A Sherwood resident has filed a report with police, charging that a member of the Sherwood City Council removed a campaign sign from Sherwood Middle School on Oct. 13.

Susan Claus filed a report saying an acquaintance told her that she saw a campaign sign in the back of Councilor Dave Grant’s pickup. The sign, which Claus said she had created, urged residents to vote against an upcoming annexation measure.

Grant, who is president of the Sherwood City Council, told a deputy from the Washington County Sheriff’s Department that he had been campaigning for incumbent Mayor Keith Mays when he saw several signs that had been knocked over and broken, and placed them back in the ground. Along the way, the report stated, Grant found a “no on measure 34” sign “and rather than leaving it there or placing it back in the ground, he picked it up and put it in his truck.”

Grant said he had planned to take the sign to Sherwood Public Works Department (where signs that violate city code are taken) but was on his way to the Onion Festival on Oct. 13. He later went to his office not wanting to leave items from an Onion Festival booth in his pickup for too long, he later explained.

Claus told the deputy that she was supporting Mayor Mays’ opponent, former Sherwood Police Chief Bill Middleton, in the upcoming election, and opposed the annexation measure as well. She reported that beginning in September 30 to 40 of the signs she had made had been removed.

Shortly after the incident on Oct. 13, a Sherwood police officer contacted Grant.
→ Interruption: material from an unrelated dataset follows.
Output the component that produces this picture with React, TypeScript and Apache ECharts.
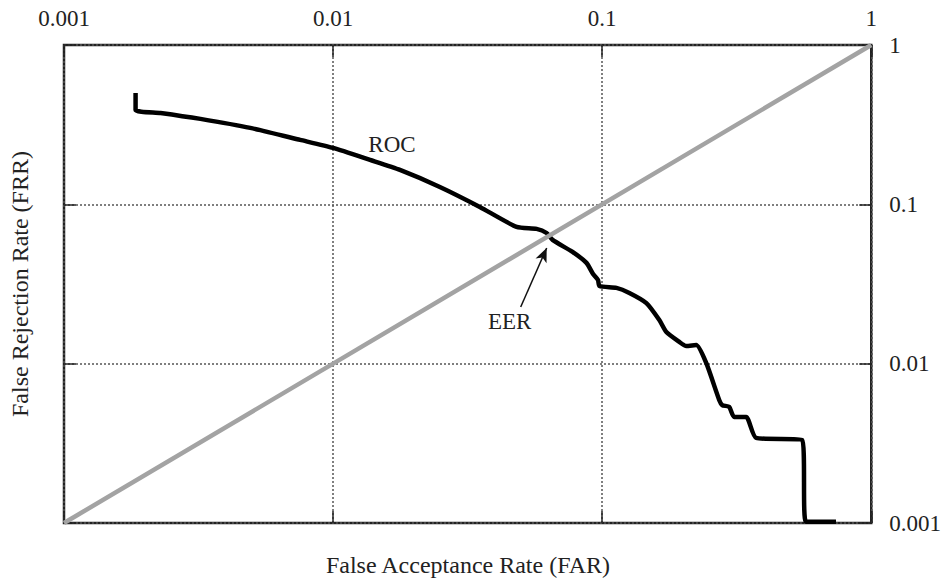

A sheriff’s deputy followed up, contacting Grant on Oct. 15. Grant told the deputy that he probably should have left the sign where it was but pointed out that he wasn’t trying to hide it in the bed of his pickup, noting that it was on top of signs supporting Mays.

Claus told the deputy she was concerned that an elected official would remove a sign that opposed the annexation issue, and wanted the department to send a message, saying, “if it could be determined Dave had committed a crime, she wanted him arrested.”

Contacted Oct. 15, Grant said that the sign he found was the only one he picked up and that any inference that he had removed other signs was “completely bogus.”

Sgt. Bob Ray, a spokesman for the Washington County Sheriff’s Department said no charges have been filed based on the information.

When KOIN Channel 6 News first reported about the incident during an Oct. 24 broadcast, they referred to it as “signgate.”